On Mon, May 12, 2014 at 9:12 AM, Hannes Janetzek notifications@github.comwrote:

Merged with a check in MapView to enable the workaround for Samsung devices running Kitkat - If you have the exact models for the affected devices this test could be made more specific, but I guess devices running Kitkat are fast enough to have no measurable performance difference using no VBO in this case.

— Reply to this email directly or view it on GitHubhttps://github.com/opensciencemap/vtm/issues/52#issuecomment-42829673 .

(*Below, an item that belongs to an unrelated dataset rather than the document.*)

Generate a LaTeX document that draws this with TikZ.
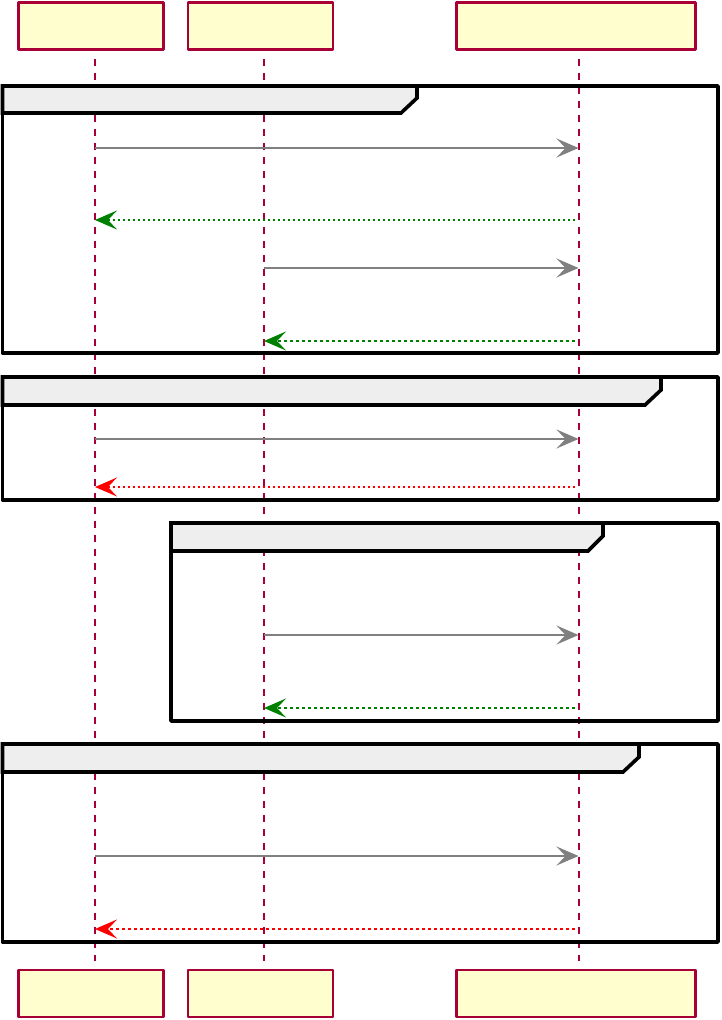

hjanetzek commented 10 years ago

I could reproduce the crash with a S5 now. It seems the problem is actually the use of glBufferSubData (which seems to have realiably issues with adreno). Just disabling glBufferSubData makes it work for me. The crash probably shows up in text renderer because its vertex data is most frequently replaced. So I guess a more appropriate fix would be https://github.com/opensciencemap/vtm/commit/9c1ae887ea29ad92d1836db02414c2382005187e

baldur commented 10 years ago

@hjanetzek we found another device which has issues HTC One (M8) 4.4.2 HTC Sense version 6.0

Here is a gist from the logcat if that's useful https://gist.github.com/baldur/9dd383bfba1b83bb9593

As before we tryied commenting out the GL.glDrawElements call in: https://github.com/opensciencemap/vtm/blob/master/vtm/src/org/oscim/renderer/elements/TextureLayer.java Which stops the crashing from happening. We are happy to help troubleshoot this problem so feel free to ask us for more details or try things to sort this out.

hjanetzek commented 10 years ago

It seems to be the same problem. I wasnt pleased with the test for Samsung with Kitkat anyway - now I just found that one can get the vendor/renderer info via glGetString to disable use of glBufferSubData for these chips. Could you try https://github.com/opensciencemap/vtm/tree/testing-adreno

baldur commented 10 years ago

awesome that did the trick ... thanks

Bezzu commented 9 years ago

Hi, I have had the same issue on a samsung galaxy s4 mini with android 4.4.2 and i have solved it setting the variable, called "NO_BUFFER_SUB_DATA", in the file vtm/org/oscim/backend/GLAdapter.java to true.